Это любопытное заблуждение человеческой мысли также останется непонятным, если оставить без внимания идеологическое содержание, привнесенное в этот образ. Расщепление образа человека надвое, на человека как индивида и человека как общественное существо, имеет многообразные и разветвленные корни. Одним из них является в высшей степени характерное расхождение ценностей и идеалов, с которым сталкиваются все развитые нации, причем наиболее выразительно он проявляется у наций с сильной либеральной традицией. В развитии этих национально-государственных систем ценностей можно обнаружить два течения: одно из них придает высшую ценность обществу в целом, нации, другое — самостоятельному человеку, «закрытой личности», свободному индивиду. Эти две высшие ценности не всегда легко сочетаются друг с другом. Встречаются ситуации, когда данные идеалы оказываются несовместимыми. Но обычно люди всячески избегают подходить к этой проблеме с открытыми глазами. Они с огромной теплотой говорят о свободе и независимости индивида, а затем с той же теплотой — о свободе и независимости собственной нации. Первый идеал призывает к тому, чтобы член данного национального государства, несмотря на все свои взаимосвязи с другими, был самостоятельным и принимал решения без оглядки на других; второй идеал ожидает от индивида, чтобы тот — особенно во время войны, но нередко и в мирное время — подчинял все свои интересы «общественному целому», а то и жертвовал ради его защиты своей жизнью.
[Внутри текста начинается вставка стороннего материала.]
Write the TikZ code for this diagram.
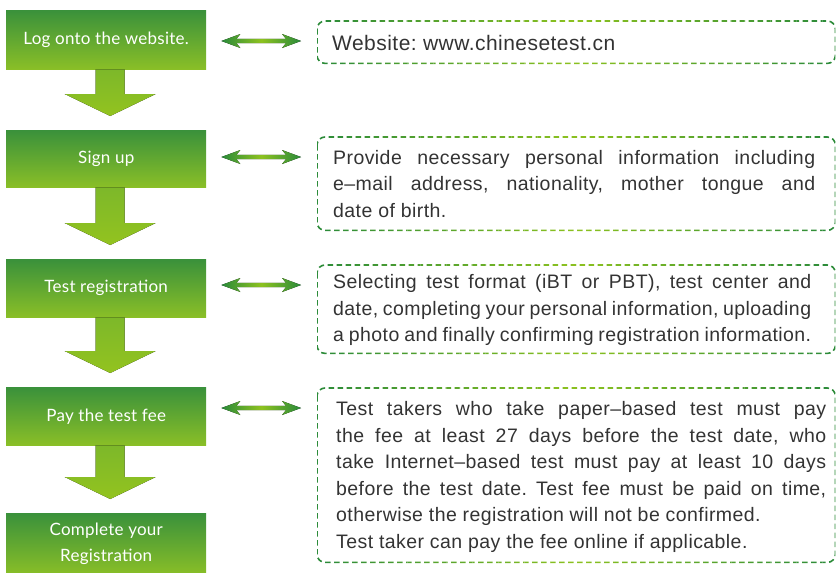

Это расхождение между идеалами, это внутреннее противоречие этоса, характерные для условий, в которых воспитываются люди, находят свое выражение, помимо всего прочего, в социологических теориях. Одни из них берут в качестве исходного пункта независимого, самостоятельного индивида; другие исходят из независимого общественного целого как «подлинной реальности», каковую они считают истинным объектом социальных наук. Третьи пытаются соединить данные представления, как правило, не задаваясь вопросом о том, можно ли сочетать идею абсолютно независимого и свободного индивида с идеей столь же независимого и свободного «общественного целого». Часто такая проблема даже не ставится сколько-нибудь ясным образом. Этот невыносимый внутренний разлад лучше всего заметен в теориях тех социологов, у которых национальный идеал носит консервативно-либеральный оттенок. Примерами этого могут служить теории Макса Вебера (за исключением его эмпирических исследований) и его последователей вроде Т. Парсонса.
Для иллюстрации нам достаточно вернуться к уже сказанному выше. Речь идет о парсоновском понимании отношений между индивидом и обществом, об «индивидуальном действии» и «социальной системе». Данное отношение описывается с помощью метафоры взаимного проникновения, которая дает недурной образ того, насколько далеко разошлись эти две точки зрения на человека. В подобном мыслительном построении овеществление находит свое выражение не только в понятии социальной системы как своего рода идеального образа нации, но и в идеальном образе «Эго» как действующего человека, свободного и независимого от всех прочих индивидов. В обоих случаях у этих теоретиков идеальный образ незаметно преображается в факт, в нечто действительно существующее. В образе индивида отражается определенная система верований, диктующая, каким должен быть человек. Этот образ абсолютно независимого, свободно принимающего решения индивида в подобного рода теоретической рефлексии предстает как фактическое положение дел.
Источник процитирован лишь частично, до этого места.